-- start of EXTRACTED RECORDS --

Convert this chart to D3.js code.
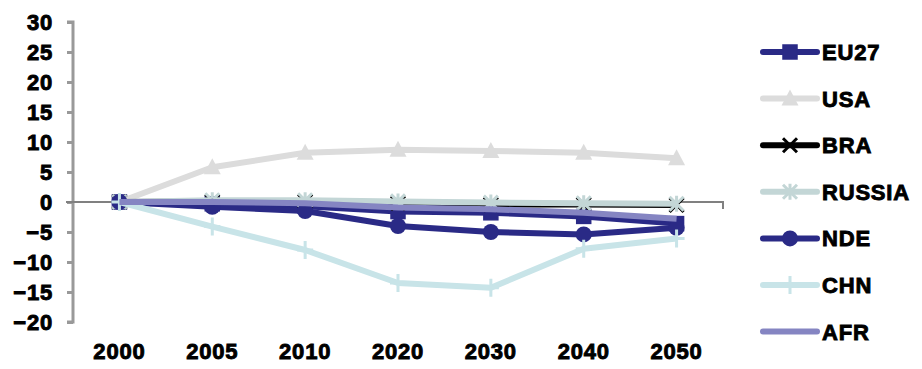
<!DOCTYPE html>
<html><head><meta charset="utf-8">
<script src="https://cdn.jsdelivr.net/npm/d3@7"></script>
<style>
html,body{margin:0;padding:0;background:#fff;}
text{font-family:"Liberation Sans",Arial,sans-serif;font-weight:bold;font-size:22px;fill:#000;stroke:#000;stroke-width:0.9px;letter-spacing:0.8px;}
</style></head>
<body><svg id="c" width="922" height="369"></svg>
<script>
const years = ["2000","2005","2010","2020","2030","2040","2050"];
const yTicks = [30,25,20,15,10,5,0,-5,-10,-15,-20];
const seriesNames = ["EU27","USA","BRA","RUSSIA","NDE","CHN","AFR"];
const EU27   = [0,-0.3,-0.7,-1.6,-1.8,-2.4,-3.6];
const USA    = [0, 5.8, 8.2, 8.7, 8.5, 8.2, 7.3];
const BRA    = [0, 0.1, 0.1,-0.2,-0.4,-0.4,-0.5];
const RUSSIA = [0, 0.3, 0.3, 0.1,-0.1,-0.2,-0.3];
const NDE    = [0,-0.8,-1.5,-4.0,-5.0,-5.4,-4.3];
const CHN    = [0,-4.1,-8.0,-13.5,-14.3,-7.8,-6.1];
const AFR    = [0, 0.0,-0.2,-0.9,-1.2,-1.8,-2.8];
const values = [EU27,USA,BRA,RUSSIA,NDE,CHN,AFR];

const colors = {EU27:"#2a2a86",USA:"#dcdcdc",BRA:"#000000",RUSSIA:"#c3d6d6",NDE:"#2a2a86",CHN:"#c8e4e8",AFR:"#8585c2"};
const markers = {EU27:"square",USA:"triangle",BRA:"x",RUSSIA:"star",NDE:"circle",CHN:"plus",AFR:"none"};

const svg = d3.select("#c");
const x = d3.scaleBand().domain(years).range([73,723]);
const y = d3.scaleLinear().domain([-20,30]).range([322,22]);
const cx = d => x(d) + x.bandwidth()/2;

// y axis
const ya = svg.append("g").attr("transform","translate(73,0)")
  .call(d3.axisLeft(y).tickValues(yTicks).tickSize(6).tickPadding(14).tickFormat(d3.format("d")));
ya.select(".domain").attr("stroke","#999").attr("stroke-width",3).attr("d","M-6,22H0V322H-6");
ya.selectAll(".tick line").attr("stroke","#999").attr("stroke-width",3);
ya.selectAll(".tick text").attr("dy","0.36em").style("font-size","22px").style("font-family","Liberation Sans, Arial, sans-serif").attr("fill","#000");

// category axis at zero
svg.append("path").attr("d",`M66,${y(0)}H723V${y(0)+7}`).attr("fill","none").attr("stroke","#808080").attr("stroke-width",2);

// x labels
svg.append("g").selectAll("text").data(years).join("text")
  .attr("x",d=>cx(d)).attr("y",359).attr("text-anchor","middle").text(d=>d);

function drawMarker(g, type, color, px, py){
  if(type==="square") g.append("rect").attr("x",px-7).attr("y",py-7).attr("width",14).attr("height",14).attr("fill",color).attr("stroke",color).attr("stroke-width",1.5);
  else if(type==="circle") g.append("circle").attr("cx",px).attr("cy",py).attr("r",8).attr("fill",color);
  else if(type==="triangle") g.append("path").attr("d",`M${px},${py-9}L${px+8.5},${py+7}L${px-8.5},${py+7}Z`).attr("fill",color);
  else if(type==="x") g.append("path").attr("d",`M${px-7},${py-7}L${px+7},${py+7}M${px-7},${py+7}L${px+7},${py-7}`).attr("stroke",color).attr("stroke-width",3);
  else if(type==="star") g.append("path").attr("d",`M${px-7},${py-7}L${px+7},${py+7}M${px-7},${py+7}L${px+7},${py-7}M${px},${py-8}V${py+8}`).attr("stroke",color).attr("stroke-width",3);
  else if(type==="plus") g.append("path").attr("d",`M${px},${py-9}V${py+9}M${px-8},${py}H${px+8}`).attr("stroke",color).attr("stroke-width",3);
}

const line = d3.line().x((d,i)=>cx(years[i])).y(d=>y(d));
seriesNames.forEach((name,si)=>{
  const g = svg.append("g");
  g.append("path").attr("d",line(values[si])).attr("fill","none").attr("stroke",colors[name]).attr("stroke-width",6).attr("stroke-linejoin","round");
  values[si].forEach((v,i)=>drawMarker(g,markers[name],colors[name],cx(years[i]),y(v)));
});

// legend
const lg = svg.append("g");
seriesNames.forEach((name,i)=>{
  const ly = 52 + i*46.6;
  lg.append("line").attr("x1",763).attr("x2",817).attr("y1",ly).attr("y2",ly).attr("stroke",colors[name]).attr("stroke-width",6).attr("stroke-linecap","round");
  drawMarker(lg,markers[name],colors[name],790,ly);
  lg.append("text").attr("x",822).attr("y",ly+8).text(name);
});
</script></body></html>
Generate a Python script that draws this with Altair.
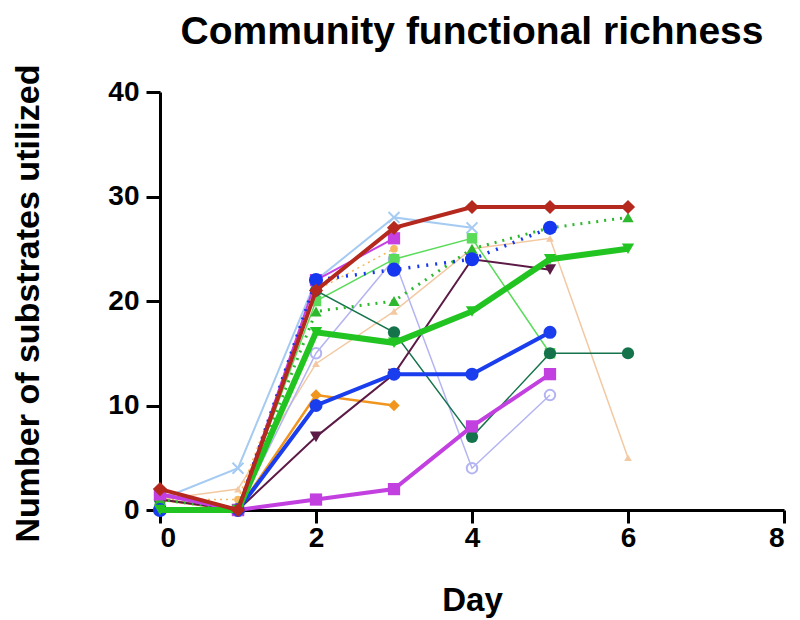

-- end of EXTRACTED RECORDS --

**WHAT TO DO**
Every entry above needs to be retyped exactly; drop the pictures.

**EXERCISE RESULT**
Convert this chart to D3.js code.
<!DOCTYPE html>
<html><head><meta charset="utf-8">
<script src="https://cdn.jsdelivr.net/npm/d3@7"></script>
<style>
html,body{margin:0;padding:0;background:#fff;}
text{font-family:"Liberation Sans",Arial,sans-serif;font-weight:bold;font-size:22px;fill:#000;stroke:#000;stroke-width:0.9px;letter-spacing:0.8px;}
</style></head>
<body><svg id="c" width="922" height="369"></svg>
<script>
const years = ["2000","2005","2010","2020","2030","2040","2050"];
const yTicks = [30,25,20,15,10,5,0,-5,-10,-15,-20];
const seriesNames = ["EU27","USA","BRA","RUSSIA","NDE","CHN","AFR"];
const EU27   = [0,-0.3,-0.7,-1.6,-1.8,-2.4,-3.6];
const USA    = [0, 5.8, 8.2, 8.7, 8.5, 8.2, 7.3];
const BRA    = [0, 0.1, 0.1,-0.2,-0.4,-0.4,-0.5];
const RUSSIA = [0, 0.3, 0.3, 0.1,-0.1,-0.2,-0.3];
const NDE    = [0,-0.8,-1.5,-4.0,-5.0,-5.4,-4.3];
const CHN    = [0,-4.1,-8.0,-13.5,-14.3,-7.8,-6.1];
const AFR    = [0, 0.0,-0.2,-0.9,-1.2,-1.8,-2.8];
const values = [EU27,USA,BRA,RUSSIA,NDE,CHN,AFR];

const colors = {EU27:"#2a2a86",USA:"#dcdcdc",BRA:"#000000",RUSSIA:"#c3d6d6",NDE:"#2a2a86",CHN:"#c8e4e8",AFR:"#8585c2"};
const markers = {EU27:"square",USA:"triangle",BRA:"x",RUSSIA:"star",NDE:"circle",CHN:"plus",AFR:"none"};

const svg = d3.select("#c");
const x = d3.scaleBand().domain(years).range([73,723]);
const y = d3.scaleLinear().domain([-20,30]).range([322,22]);
const cx = d => x(d) + x.bandwidth()/2;

// y axis
const ya = svg.append("g").attr("transform","translate(73,0)")
  .call(d3.axisLeft(y).tickValues(yTicks).tickSize(6).tickPadding(14).tickFormat(d3.format("d")));
ya.select(".domain").attr("stroke","#999").attr("stroke-width",3).attr("d","M-6,22H0V322H-6");
ya.selectAll(".tick line").attr("stroke","#999").attr("stroke-width",3);
ya.selectAll(".tick text").attr("dy","0.36em").style("font-size","22px").style("font-family","Liberation Sans, Arial, sans-serif").attr("fill","#000");

// category axis at zero
svg.append("path").attr("d",`M66,${y(0)}H723V${y(0)+7}`).attr("fill","none").attr("stroke","#808080").attr("stroke-width",2);

// x labels
svg.append("g").selectAll("text").data(years).join("text")
  .attr("x",d=>cx(d)).attr("y",359).attr("text-anchor","middle").text(d=>d);

function drawMarker(g, type, color, px, py){
  if(type==="square") g.append("rect").attr("x",px-7).attr("y",py-7).attr("width",14).attr("height",14).attr("fill",color).attr("stroke",color).attr("stroke-width",1.5);
  else if(type==="circle") g.append("circle").attr("cx",px).attr("cy",py).attr("r",8).attr("fill",color);
  else if(type==="triangle") g.append("path").attr("d",`M${px},${py-9}L${px+8.5},${py+7}L${px-8.5},${py+7}Z`).attr("fill",color);
  else if(type==="x") g.append("path").attr("d",`M${px-7},${py-7}L${px+7},${py+7}M${px-7},${py+7}L${px+7},${py-7}`).attr("stroke",color).attr("stroke-width",3);
  else if(type==="star") g.append("path").attr("d",`M${px-7},${py-7}L${px+7},${py+7}M${px-7},${py+7}L${px+7},${py-7}M${px},${py-8}V${py+8}`).attr("stroke",color).attr("stroke-width",3);
  else if(type==="plus") g.append("path").attr("d",`M${px},${py-9}V${py+9}M${px-8},${py}H${px+8}`).attr("stroke",color).attr("stroke-width",3);
}

const line = d3.line().x((d,i)=>cx(years[i])).y(d=>y(d));
seriesNames.forEach((name,si)=>{
  const g = svg.append("g");
  g.append("path").attr("d",line(values[si])).attr("fill","none").attr("stroke",colors[name]).attr("stroke-width",6).attr("stroke-linejoin","round");
  values[si].forEach((v,i)=>drawMarker(g,markers[name],colors[name],cx(years[i]),y(v)));
});

// legend
const lg = svg.append("g");
seriesNames.forEach((name,i)=>{
  const ly = 52 + i*46.6;
  lg.append("line").attr("x1",763).attr("x2",817).attr("y1",ly).attr("y2",ly).attr("stroke",colors[name]).attr("stroke-width",6).attr("stroke-linecap","round");
  drawMarker(lg,markers[name],colors[name],790,ly);
  lg.append("text").attr("x",822).attr("y",ly+8).text(name);
});
</script></body></html>
Generate a Python script that draws this with Altair.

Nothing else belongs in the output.